-- Begin --
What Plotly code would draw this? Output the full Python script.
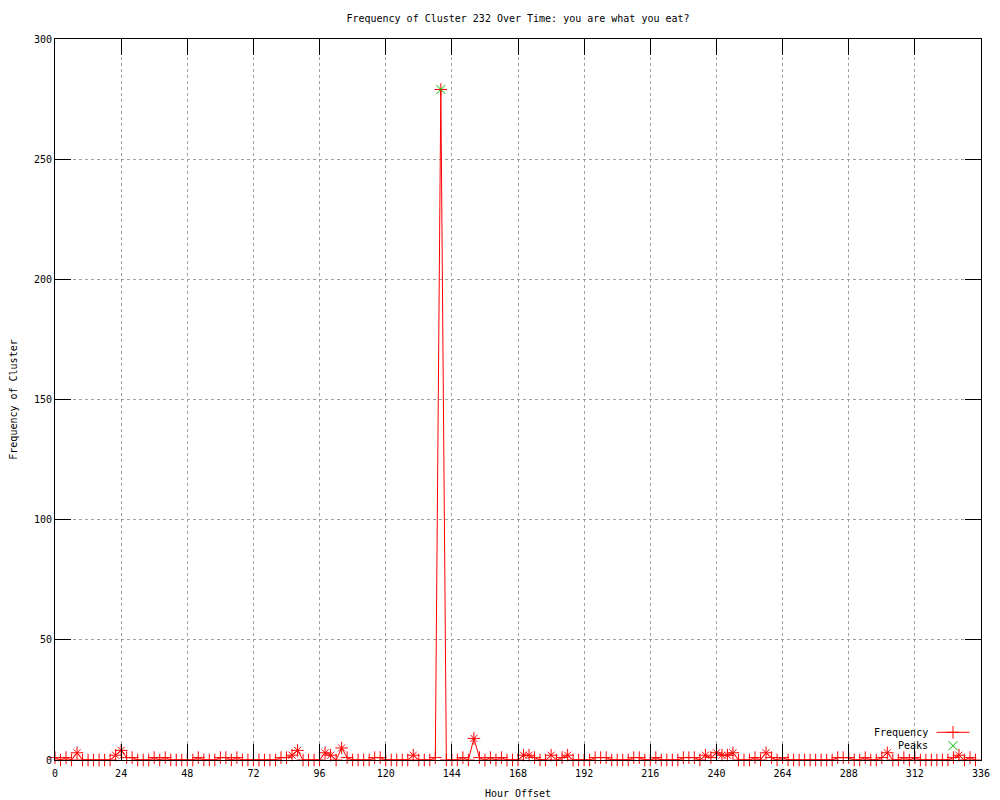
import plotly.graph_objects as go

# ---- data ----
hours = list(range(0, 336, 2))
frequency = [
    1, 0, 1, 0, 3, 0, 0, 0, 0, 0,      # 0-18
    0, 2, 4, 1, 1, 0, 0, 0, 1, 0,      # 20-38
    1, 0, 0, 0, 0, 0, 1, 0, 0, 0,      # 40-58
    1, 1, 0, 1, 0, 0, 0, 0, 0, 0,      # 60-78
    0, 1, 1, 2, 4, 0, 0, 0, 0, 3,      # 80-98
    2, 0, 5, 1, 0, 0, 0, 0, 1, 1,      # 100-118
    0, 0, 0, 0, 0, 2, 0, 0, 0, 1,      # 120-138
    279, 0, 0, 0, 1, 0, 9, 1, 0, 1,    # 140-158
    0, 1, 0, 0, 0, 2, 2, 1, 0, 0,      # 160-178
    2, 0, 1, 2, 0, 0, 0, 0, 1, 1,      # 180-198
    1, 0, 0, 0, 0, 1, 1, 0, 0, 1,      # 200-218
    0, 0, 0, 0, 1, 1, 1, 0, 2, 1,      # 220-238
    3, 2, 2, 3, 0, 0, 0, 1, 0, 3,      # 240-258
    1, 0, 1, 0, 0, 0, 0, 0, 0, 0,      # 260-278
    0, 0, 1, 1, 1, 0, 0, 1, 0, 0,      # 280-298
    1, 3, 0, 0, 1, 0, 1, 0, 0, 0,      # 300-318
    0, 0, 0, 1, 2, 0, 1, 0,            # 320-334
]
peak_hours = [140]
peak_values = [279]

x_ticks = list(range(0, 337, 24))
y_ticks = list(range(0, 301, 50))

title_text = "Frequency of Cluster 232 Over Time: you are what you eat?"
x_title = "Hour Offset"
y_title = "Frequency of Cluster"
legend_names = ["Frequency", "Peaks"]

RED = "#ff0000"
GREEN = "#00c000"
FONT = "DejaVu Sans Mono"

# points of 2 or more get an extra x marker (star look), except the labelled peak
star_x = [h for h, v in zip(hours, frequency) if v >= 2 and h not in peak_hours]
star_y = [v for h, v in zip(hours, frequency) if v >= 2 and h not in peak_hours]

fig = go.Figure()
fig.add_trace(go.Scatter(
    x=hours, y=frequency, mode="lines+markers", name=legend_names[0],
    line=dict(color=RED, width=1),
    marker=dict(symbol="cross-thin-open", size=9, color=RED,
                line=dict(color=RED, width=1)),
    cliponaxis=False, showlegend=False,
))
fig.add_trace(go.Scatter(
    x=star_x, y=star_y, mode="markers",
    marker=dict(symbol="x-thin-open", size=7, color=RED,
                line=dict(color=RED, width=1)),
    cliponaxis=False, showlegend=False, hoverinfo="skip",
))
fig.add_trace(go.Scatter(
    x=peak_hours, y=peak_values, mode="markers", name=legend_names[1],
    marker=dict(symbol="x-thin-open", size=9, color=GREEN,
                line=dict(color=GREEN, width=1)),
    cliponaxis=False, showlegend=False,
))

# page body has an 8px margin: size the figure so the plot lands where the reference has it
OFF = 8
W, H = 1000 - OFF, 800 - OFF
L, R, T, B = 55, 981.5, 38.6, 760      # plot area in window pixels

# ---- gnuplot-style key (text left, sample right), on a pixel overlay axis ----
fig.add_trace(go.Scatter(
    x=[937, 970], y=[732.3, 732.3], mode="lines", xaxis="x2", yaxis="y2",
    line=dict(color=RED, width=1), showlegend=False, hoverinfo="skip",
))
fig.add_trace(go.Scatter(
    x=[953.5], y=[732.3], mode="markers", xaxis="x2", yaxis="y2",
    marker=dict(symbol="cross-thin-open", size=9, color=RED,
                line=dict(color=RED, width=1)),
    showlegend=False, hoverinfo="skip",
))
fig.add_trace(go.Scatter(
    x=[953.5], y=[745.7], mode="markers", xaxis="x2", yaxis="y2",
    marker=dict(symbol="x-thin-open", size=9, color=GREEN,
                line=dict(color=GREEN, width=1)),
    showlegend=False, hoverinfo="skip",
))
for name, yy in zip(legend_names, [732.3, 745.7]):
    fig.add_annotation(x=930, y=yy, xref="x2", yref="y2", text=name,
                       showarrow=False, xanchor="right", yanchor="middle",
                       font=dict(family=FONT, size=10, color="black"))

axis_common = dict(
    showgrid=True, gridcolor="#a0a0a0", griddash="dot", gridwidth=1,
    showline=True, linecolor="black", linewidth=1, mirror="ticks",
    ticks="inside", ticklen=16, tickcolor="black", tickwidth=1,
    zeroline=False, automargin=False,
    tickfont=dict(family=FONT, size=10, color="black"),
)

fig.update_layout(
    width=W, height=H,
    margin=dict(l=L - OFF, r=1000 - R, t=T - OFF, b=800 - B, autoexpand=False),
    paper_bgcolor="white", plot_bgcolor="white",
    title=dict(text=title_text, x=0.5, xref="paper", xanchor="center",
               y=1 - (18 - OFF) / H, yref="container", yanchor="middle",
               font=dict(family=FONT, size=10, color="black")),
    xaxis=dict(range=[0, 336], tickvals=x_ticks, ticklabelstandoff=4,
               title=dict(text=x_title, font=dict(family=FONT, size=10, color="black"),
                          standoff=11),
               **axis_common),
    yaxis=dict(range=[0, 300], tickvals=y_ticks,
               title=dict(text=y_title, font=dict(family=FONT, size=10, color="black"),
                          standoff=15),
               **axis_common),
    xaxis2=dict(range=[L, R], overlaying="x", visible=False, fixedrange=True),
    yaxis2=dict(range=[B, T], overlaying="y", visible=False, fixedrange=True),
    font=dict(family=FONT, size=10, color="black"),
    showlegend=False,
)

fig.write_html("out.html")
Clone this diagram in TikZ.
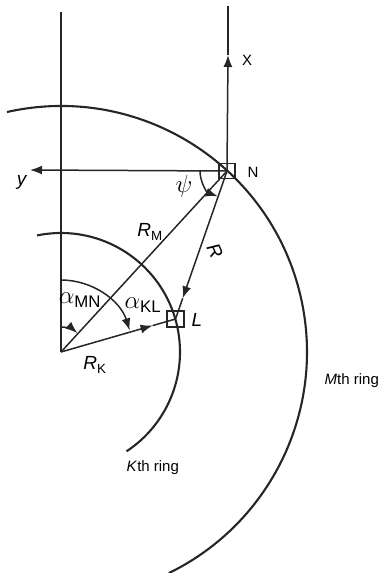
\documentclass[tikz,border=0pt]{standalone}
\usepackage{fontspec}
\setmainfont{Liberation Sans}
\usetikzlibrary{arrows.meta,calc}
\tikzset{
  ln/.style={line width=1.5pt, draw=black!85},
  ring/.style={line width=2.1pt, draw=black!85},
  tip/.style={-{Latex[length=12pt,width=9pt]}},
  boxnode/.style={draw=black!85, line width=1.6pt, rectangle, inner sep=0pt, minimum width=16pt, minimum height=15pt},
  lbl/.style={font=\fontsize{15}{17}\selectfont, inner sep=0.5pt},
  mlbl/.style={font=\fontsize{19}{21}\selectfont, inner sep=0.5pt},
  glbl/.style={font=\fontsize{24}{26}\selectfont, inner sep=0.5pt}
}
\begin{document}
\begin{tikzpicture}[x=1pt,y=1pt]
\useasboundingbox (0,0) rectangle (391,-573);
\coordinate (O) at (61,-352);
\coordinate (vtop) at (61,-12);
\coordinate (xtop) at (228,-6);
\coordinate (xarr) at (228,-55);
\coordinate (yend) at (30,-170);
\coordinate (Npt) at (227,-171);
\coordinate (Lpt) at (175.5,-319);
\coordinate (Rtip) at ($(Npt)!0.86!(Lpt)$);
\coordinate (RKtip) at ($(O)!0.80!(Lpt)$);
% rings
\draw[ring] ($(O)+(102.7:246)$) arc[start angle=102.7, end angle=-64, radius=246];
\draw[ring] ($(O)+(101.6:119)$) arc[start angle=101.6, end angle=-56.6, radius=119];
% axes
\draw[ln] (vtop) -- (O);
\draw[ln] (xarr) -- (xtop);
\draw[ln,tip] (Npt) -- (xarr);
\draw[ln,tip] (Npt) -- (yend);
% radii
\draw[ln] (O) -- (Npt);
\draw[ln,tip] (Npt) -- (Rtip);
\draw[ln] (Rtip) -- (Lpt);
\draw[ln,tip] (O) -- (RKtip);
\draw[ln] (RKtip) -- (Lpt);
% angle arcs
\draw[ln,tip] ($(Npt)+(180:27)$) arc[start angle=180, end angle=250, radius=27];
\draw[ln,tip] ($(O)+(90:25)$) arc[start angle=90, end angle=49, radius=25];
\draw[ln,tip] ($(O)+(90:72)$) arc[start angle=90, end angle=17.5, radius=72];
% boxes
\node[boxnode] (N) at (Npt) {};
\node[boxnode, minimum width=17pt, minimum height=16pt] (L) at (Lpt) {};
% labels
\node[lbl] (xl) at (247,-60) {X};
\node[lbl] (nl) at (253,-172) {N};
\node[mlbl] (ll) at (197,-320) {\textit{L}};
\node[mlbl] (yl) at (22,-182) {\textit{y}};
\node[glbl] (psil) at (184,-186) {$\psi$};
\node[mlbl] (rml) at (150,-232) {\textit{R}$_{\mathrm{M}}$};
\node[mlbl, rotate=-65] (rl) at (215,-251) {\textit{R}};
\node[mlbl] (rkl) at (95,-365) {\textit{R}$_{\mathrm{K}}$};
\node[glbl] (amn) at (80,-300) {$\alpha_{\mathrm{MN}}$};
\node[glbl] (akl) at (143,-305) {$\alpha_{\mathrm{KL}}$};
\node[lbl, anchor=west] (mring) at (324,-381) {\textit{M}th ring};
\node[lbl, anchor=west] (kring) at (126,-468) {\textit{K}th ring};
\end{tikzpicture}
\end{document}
-- End --
The request » Omit every picture, and please return the entries exactly from the first line through the line with "import plotly.graph_objects as go", both included.

Worked solution »
What Plotly code would draw this? Output the full Python script.
import plotly.graph_objects as go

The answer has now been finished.